Data section:

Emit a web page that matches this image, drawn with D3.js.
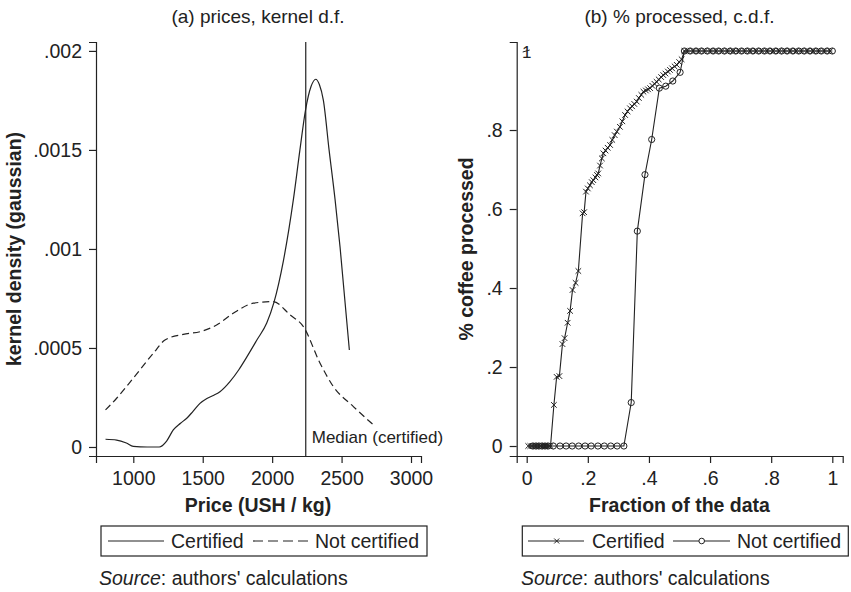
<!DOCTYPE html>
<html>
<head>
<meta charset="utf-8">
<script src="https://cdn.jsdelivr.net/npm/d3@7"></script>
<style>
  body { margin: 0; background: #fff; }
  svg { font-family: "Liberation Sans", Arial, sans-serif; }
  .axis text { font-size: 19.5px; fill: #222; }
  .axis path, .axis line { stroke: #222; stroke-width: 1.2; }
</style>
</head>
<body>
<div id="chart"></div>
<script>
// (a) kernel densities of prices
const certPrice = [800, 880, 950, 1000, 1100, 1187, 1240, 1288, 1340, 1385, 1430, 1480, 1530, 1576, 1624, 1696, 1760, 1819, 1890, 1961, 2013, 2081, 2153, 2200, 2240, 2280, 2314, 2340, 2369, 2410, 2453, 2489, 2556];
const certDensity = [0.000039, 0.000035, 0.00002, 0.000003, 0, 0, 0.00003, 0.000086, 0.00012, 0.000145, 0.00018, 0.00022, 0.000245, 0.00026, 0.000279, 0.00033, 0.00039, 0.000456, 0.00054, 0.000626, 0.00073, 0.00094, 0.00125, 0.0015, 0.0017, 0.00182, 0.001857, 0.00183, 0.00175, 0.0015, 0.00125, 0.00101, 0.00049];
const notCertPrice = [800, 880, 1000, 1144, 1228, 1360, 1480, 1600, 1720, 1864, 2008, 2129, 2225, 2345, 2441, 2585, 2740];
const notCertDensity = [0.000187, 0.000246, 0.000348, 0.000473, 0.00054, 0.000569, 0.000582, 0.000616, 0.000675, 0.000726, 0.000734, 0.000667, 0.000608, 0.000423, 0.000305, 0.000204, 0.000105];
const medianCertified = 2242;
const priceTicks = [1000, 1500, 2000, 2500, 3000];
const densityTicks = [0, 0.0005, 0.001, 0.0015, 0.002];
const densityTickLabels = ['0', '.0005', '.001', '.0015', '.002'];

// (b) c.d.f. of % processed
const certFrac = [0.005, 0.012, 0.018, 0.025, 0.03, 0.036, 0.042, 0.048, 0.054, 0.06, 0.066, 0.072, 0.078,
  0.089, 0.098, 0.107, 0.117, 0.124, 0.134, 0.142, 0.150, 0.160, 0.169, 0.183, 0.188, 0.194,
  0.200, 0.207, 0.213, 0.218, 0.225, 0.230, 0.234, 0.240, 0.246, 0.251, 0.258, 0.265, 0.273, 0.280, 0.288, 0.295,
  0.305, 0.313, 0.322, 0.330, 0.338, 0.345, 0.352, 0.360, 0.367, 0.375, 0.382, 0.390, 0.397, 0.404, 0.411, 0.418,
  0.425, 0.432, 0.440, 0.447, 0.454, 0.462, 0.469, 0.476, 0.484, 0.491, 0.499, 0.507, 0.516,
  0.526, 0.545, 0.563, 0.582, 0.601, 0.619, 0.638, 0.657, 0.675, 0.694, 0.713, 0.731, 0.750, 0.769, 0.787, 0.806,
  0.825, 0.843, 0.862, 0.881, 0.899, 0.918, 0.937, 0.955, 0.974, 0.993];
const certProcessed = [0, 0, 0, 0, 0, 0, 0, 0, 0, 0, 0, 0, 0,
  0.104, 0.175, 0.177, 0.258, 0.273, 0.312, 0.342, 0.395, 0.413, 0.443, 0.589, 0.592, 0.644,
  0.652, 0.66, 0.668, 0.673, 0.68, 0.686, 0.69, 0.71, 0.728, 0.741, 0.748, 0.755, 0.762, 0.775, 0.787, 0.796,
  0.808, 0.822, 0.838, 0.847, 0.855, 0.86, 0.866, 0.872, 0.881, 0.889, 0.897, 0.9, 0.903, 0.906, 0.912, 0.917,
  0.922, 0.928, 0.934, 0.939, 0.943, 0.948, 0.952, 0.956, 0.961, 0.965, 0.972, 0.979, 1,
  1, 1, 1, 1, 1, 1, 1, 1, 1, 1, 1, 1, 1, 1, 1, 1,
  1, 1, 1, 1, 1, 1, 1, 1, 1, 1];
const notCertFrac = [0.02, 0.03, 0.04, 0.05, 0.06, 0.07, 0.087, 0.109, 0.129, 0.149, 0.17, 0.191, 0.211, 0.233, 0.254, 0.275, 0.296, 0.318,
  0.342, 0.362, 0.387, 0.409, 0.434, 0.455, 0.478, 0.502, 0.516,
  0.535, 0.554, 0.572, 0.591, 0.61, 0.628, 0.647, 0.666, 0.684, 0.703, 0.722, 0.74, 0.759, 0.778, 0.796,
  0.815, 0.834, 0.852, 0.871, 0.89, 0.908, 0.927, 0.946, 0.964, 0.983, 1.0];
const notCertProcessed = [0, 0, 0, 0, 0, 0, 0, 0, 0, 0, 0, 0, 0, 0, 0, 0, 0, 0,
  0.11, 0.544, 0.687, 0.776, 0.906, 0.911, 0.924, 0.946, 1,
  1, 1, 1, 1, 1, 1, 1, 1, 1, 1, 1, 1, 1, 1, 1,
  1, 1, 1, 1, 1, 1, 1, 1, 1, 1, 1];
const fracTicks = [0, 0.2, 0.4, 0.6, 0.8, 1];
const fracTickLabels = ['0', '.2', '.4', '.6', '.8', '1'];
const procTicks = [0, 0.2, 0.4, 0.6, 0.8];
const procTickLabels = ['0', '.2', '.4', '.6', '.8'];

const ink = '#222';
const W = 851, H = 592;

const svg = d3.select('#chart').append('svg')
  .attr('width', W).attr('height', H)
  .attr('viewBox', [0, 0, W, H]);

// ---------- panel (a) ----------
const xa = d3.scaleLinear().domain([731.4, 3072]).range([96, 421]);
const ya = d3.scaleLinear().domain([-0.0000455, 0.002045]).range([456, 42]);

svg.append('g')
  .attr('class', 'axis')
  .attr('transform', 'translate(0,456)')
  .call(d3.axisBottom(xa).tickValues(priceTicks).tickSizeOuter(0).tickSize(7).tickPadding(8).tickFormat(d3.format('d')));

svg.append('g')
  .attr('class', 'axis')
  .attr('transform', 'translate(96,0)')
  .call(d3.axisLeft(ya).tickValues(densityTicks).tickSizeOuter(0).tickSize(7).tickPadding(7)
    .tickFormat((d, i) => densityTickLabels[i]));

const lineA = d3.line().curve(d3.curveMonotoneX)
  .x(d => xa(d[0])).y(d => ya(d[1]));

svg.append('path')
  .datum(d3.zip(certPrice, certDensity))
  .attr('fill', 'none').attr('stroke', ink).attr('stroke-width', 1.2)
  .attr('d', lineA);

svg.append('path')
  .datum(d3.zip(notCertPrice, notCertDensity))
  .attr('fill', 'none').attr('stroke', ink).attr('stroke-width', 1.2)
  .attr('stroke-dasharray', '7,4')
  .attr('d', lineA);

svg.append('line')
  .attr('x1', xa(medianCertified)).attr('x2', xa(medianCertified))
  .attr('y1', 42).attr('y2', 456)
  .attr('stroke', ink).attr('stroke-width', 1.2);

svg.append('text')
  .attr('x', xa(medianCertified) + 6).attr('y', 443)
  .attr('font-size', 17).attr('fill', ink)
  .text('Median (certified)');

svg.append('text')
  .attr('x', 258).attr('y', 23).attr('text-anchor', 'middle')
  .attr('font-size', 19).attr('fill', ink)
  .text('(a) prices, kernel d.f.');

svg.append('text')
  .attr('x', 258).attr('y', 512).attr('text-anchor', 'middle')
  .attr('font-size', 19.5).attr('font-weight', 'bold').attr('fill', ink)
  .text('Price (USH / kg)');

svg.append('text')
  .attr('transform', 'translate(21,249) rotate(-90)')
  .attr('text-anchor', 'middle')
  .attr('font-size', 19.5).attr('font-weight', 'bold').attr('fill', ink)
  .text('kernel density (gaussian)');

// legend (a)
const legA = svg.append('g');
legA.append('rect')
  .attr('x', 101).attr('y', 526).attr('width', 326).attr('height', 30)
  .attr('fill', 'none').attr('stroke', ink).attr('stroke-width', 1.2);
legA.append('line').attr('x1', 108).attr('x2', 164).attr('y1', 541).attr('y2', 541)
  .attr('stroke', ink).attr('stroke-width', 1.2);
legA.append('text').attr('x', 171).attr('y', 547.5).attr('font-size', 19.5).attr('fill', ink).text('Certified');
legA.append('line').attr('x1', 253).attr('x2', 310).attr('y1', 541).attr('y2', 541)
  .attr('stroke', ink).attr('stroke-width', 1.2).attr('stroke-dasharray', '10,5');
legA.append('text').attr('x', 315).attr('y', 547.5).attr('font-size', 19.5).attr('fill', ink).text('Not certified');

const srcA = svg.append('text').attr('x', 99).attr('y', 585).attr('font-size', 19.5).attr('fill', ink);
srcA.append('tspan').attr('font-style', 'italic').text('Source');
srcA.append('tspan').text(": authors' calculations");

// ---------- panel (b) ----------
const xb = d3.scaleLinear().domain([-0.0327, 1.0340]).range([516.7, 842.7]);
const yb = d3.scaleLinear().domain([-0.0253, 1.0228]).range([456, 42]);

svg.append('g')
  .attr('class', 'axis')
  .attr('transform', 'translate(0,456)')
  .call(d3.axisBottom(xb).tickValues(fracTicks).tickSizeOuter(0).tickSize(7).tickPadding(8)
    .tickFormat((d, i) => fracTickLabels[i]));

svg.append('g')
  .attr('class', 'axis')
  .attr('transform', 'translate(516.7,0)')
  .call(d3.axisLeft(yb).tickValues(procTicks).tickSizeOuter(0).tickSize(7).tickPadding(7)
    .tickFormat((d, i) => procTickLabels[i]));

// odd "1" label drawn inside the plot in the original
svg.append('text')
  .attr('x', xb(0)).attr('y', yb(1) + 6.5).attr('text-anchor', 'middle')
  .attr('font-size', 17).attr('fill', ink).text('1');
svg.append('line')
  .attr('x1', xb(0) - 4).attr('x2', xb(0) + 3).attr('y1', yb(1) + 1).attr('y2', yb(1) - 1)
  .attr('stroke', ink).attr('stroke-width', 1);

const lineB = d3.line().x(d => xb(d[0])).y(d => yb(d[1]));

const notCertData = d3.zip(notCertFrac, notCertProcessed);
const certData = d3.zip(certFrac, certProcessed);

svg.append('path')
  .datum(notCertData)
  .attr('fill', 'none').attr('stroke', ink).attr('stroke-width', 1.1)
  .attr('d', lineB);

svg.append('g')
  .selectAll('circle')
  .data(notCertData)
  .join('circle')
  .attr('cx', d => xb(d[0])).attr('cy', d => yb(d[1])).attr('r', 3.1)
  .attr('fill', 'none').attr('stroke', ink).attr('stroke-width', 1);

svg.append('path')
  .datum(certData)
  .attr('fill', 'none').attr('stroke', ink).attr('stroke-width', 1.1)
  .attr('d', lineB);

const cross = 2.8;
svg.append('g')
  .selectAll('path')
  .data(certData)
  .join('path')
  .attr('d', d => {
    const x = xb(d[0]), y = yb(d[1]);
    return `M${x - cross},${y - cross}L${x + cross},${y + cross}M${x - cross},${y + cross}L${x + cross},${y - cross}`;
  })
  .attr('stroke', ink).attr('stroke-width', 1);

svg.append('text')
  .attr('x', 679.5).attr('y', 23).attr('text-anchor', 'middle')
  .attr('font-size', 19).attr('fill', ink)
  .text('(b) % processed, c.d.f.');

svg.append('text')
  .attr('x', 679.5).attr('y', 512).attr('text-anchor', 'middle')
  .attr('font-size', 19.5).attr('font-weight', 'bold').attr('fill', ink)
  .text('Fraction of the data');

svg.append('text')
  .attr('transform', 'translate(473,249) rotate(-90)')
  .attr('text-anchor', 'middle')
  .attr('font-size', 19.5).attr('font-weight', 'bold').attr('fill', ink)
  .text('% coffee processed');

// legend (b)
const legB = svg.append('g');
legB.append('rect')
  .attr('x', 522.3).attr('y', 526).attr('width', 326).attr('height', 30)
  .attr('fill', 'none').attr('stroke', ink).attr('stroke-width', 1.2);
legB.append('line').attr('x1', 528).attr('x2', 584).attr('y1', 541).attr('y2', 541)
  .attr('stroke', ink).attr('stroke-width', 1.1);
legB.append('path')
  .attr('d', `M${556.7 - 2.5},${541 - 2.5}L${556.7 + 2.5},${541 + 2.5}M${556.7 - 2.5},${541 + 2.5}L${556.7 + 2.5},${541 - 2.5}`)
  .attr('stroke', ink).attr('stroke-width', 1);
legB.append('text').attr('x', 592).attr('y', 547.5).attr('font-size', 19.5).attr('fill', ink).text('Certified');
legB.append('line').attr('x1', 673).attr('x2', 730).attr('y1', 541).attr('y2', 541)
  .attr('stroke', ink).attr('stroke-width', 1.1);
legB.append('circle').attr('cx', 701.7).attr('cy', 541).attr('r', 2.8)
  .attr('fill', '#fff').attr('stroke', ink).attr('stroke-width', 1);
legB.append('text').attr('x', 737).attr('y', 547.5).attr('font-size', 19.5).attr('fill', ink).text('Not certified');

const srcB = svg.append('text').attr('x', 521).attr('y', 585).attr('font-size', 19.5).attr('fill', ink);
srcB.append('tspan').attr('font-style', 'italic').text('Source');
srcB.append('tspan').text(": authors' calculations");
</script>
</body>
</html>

Directions: Of the lines in the data, how many contain the word "drawn"? Provide the number and nothing further.

Exercise result: 2